--- DATASET EXTRACT ---

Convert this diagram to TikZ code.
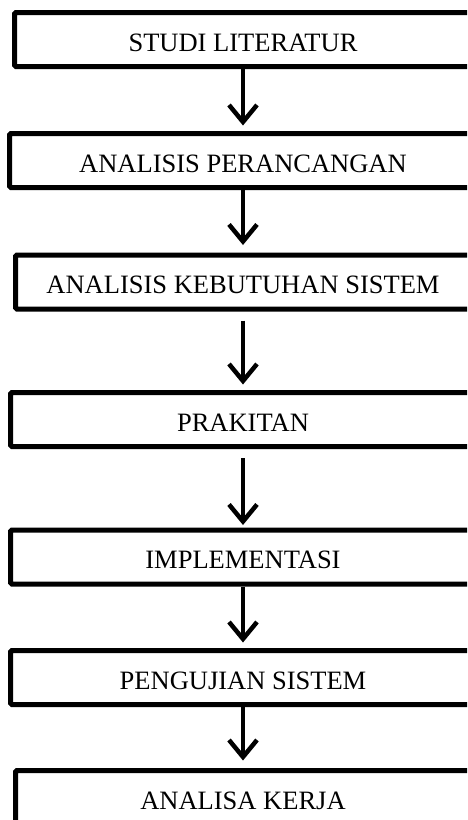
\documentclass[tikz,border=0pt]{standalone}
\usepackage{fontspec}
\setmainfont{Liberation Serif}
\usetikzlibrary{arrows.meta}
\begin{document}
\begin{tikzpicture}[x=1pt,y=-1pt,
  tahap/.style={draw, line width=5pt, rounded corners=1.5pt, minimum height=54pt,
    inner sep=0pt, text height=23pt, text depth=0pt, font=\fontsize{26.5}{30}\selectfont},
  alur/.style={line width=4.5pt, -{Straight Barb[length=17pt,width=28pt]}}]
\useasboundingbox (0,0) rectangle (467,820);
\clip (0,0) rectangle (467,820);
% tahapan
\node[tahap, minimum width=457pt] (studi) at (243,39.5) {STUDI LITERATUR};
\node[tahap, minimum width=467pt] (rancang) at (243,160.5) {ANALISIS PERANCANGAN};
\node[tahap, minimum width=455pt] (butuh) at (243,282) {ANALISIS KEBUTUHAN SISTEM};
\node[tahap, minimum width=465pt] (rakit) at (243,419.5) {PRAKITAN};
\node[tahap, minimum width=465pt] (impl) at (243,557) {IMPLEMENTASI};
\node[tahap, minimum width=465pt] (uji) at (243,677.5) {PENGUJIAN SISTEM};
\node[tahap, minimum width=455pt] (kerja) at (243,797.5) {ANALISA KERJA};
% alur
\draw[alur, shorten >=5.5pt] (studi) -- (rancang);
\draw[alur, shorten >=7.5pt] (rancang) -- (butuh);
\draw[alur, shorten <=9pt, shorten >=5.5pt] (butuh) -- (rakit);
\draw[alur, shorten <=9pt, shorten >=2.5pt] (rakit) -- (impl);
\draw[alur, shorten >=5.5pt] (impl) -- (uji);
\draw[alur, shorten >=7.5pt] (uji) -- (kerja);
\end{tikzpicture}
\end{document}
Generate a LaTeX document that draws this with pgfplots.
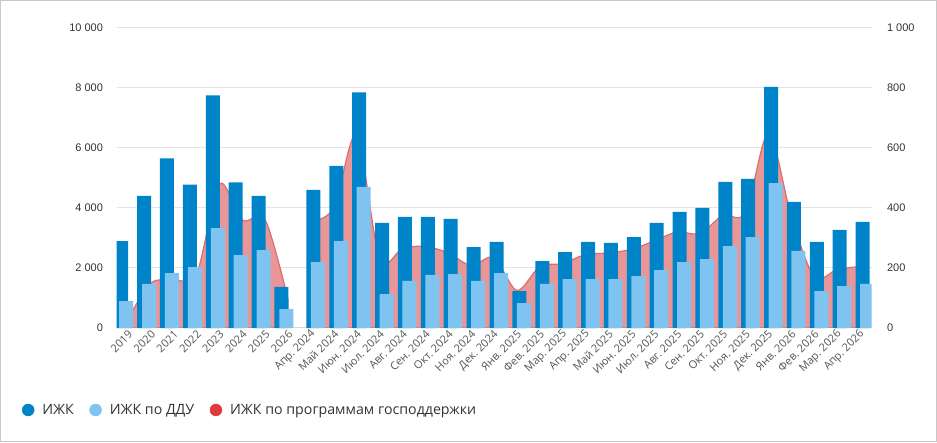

---

**INSTRUCTIONS FOR THE TASK:** Report only a number: how many lines in the material above contain the string "this".

**ANSWER TO THE EXERCISE:** 2